Bilindiği üzere bu genelgeyi kongreler izlemiş ve temsil heyetinin 27 Aralık 1919’da Ankara’ya gelmesini 16 Mart 1920’de İstanbul’un işgali Meclisi Mebusan’nın basılması ve vekillerin Malta’ya sürgüne gönderilmesi izledi. Ankara’da yeni bir hükümet kurulması fikri bu gelişmelerin sonucudur.

Ankara’da birçok tartışma yapıldı. Malum savaş dönemiydi ve böyle dönemler olağanüstü yetkilerle donatılmış güçlü bir yürütme organını gerekli kılıyordu. Hatta Padişah II. Abdülhamit 1876’da açılan Meclisi Mebusan’ı  “93 Harbi” çıktığı için 1877’de tatil etmemiş miydi? Ankara’da toplanan yurtseverler -başta Mustafa Kemal olmak üzere- hiyerarşiye ve disipline sıkı sıkıya bağlı asker kökenli kişiler değil miydi?

Bütün bu gerekliliklere rağmen Mustafa Kemal Atatürk tek kişinin ya da bir zümrenin yönetimine kesinlikle karşı çıkmış ve milli mücadeleyi savaş koşullarında da olsa hür ve meşru bir meclisin kararları doğrultusunda yürütmüştür.

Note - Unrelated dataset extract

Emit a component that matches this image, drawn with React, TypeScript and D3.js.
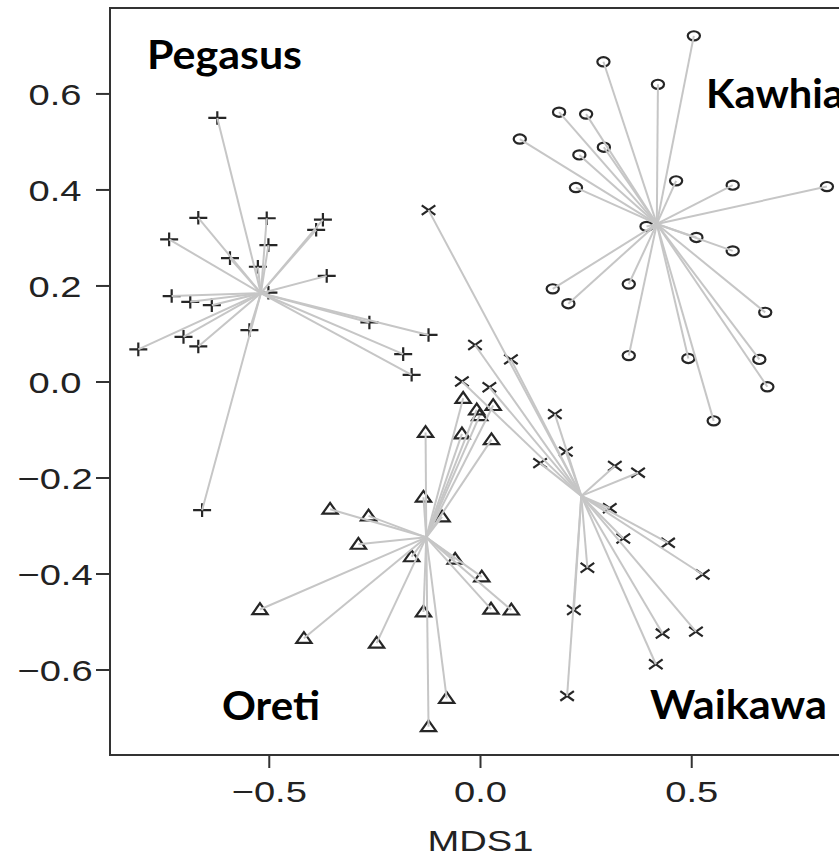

En sıkıntılı dönemlerde bile meclis açık kalmış, muhalefet ikna edilmeye çalışılmış ve alınan kararlar “oydaşma” ve “konsensus” neticesinde “meşru” olmuştur.

Bizim kutladığımız işte bu kararları dolaylı da olsa halk bir meclis vasıtasıyla alsın,  tartışılmayan, milletin temsilcilerinin olurundan geçmeyen kararlar uygulanamasın diye kurulan ve adı Büyük Millet Meclisi olan bu yüce yapının getirdiği “Ulusal Egemenlik” anlayışıdır.

Türkiye 16 Nisan 2017 tarihinde mühürsüz oyların da kabul edildiği bir referandumdaki “%49 Ret” oyuna karşılık “%51 Kabul” oyuyla Gazi Meclisimizin yetkilerini daralttı. Denetlenemeyen, soru bile sorulamayan, yetkileri olağanüstü, TBMM onayı olmadan Kararname çıkarabilen, kanun çıkarılmasını güçleştirici veto yetkisiyle engelleyebilen, süper güçlere sahip bir cumhurbaşkanı eliyle yönetim kabul edildi. Başlıca uygulamasını Amerika’da gördüğümüz başkanlık sisteminde başkanın kararlarının Parlamento onayına sunulması ve böylelikle milli iradenin tecelli etmesi Devlet Bahçeli’nin koyduğu isimle “Türk tipi Cumhurbaşkanlığı Sistemi”nde yer almadı. Cumhurbaşkanı’nı halkın seçiyor olmasını “işte milli egemenlik böyle olur” diyerek savunmaya çalıştılar. Oysa onlar da biliyorlar ki tarihteki tüm diktatörler seçimle işbaşına gelmişlerdir.

Diktatörlükle demokrasiyi birbirinden, güçlü ve özgür bir millet meclisinin asli karar organı olup olmaması ayırır. Millet meclisi yoksa milli egemenlik yoktur.

Geçtiğimiz 23 Nisanı “ Çocuk Bayramı” olarak kutlarken bir yandan da yara alan ulusal egemenliğimizi, kağıt üzerinde kalan kuvvetler ayrılığını, belediye başkanlığı seçimlerinde bile saygı gösterilmeyen millet oylarını da düşündük mü acaba?